EXERCISE INPUT:

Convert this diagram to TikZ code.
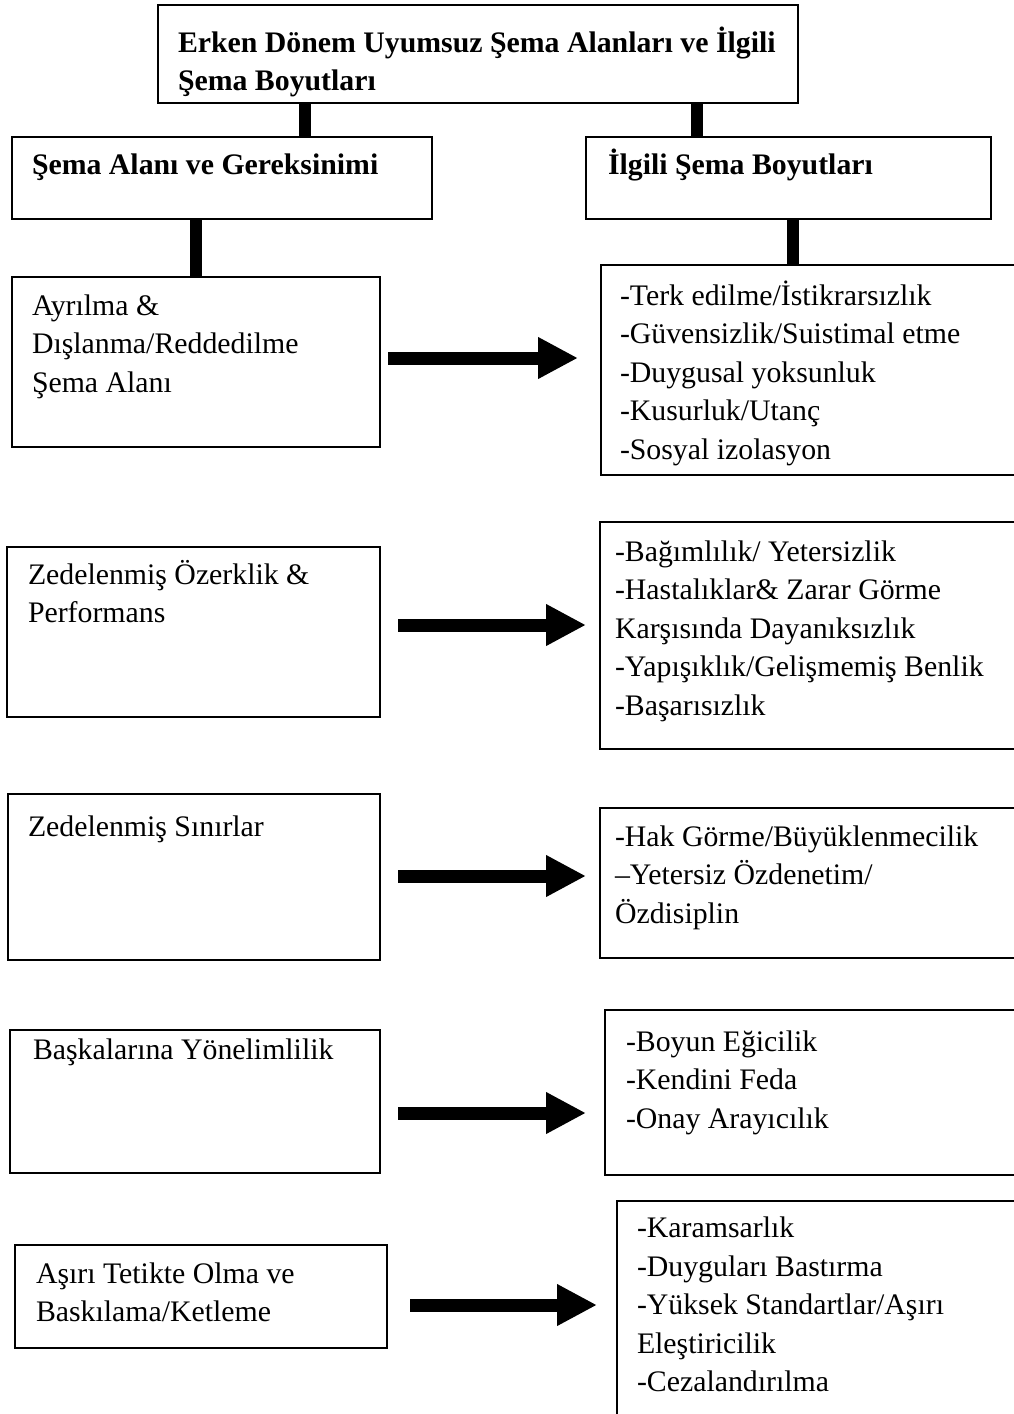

---

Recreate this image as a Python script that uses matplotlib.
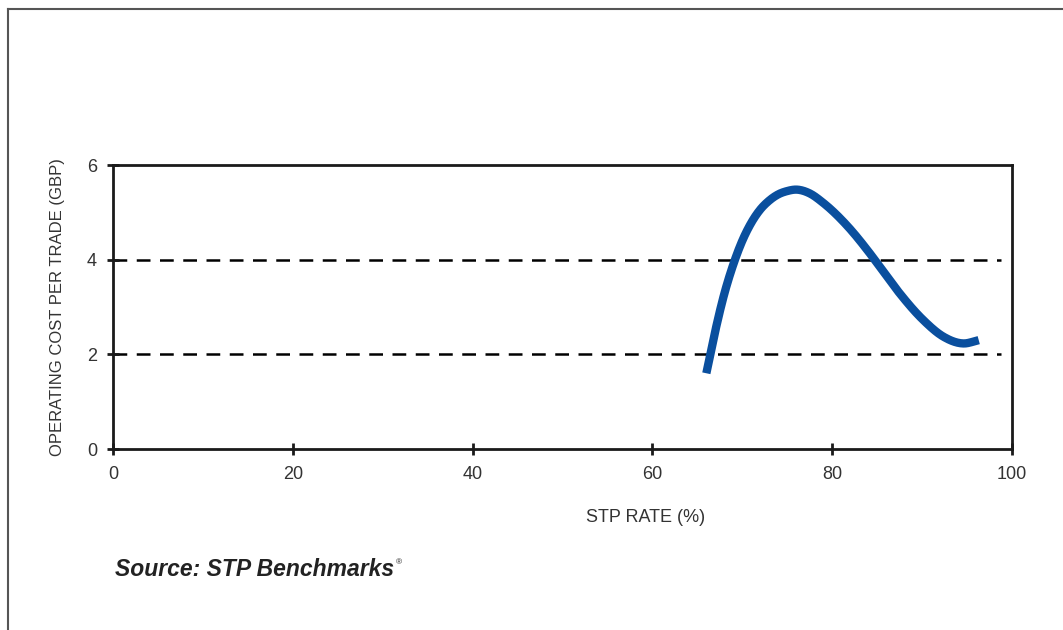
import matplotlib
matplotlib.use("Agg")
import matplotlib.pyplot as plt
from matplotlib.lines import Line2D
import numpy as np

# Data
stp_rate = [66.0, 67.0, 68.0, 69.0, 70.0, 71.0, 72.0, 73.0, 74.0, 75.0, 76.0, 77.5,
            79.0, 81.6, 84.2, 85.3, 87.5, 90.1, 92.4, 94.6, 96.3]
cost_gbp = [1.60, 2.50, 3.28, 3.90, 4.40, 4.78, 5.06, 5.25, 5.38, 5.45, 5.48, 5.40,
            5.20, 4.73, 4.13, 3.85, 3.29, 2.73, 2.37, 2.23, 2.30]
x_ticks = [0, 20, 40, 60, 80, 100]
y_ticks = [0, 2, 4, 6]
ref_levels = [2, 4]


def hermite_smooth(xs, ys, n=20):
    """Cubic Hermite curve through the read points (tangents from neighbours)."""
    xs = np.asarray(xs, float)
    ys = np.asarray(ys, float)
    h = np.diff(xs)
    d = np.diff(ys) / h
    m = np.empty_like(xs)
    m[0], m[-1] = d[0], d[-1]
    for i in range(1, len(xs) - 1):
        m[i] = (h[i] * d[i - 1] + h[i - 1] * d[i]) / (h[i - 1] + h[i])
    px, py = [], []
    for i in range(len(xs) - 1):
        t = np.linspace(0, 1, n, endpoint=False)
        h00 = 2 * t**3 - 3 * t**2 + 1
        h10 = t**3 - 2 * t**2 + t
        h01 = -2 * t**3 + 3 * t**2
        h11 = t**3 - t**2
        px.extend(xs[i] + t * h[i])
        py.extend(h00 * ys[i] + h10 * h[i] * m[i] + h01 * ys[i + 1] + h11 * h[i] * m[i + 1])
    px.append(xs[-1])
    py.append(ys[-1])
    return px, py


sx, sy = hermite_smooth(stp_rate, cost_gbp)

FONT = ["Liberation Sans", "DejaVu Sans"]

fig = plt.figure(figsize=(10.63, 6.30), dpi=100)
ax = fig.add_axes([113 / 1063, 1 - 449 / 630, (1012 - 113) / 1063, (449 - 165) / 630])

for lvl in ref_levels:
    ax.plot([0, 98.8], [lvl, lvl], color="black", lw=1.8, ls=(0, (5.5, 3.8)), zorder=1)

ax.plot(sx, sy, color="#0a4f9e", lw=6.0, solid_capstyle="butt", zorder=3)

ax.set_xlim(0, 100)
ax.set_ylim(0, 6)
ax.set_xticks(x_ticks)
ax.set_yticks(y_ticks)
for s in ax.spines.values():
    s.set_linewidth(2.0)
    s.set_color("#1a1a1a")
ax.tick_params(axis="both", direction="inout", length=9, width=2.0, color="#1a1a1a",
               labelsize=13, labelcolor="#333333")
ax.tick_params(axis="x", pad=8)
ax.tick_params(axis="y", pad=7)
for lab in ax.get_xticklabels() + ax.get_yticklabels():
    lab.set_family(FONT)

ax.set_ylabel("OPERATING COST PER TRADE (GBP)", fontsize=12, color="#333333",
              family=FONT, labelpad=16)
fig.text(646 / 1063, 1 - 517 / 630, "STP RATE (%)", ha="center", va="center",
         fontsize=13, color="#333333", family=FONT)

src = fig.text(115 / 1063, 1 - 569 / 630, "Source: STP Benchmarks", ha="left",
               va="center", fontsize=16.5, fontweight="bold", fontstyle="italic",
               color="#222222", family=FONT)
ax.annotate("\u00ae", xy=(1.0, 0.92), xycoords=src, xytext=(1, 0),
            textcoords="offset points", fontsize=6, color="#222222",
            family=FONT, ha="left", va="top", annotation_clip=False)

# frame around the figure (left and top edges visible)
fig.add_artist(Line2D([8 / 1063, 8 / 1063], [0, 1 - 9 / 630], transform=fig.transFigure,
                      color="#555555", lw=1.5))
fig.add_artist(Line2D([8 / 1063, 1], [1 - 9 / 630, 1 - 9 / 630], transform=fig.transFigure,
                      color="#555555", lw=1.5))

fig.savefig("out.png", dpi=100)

EXERCISE AIM:
Look through the data above. Find each line with the string "matplotlib" and copy it.

FINAL ANSWER:
Recreate this image as a Python script that uses matplotlib.
import matplotlib
matplotlib.use("Agg")
import matplotlib.pyplot as plt
from matplotlib.lines import Line2D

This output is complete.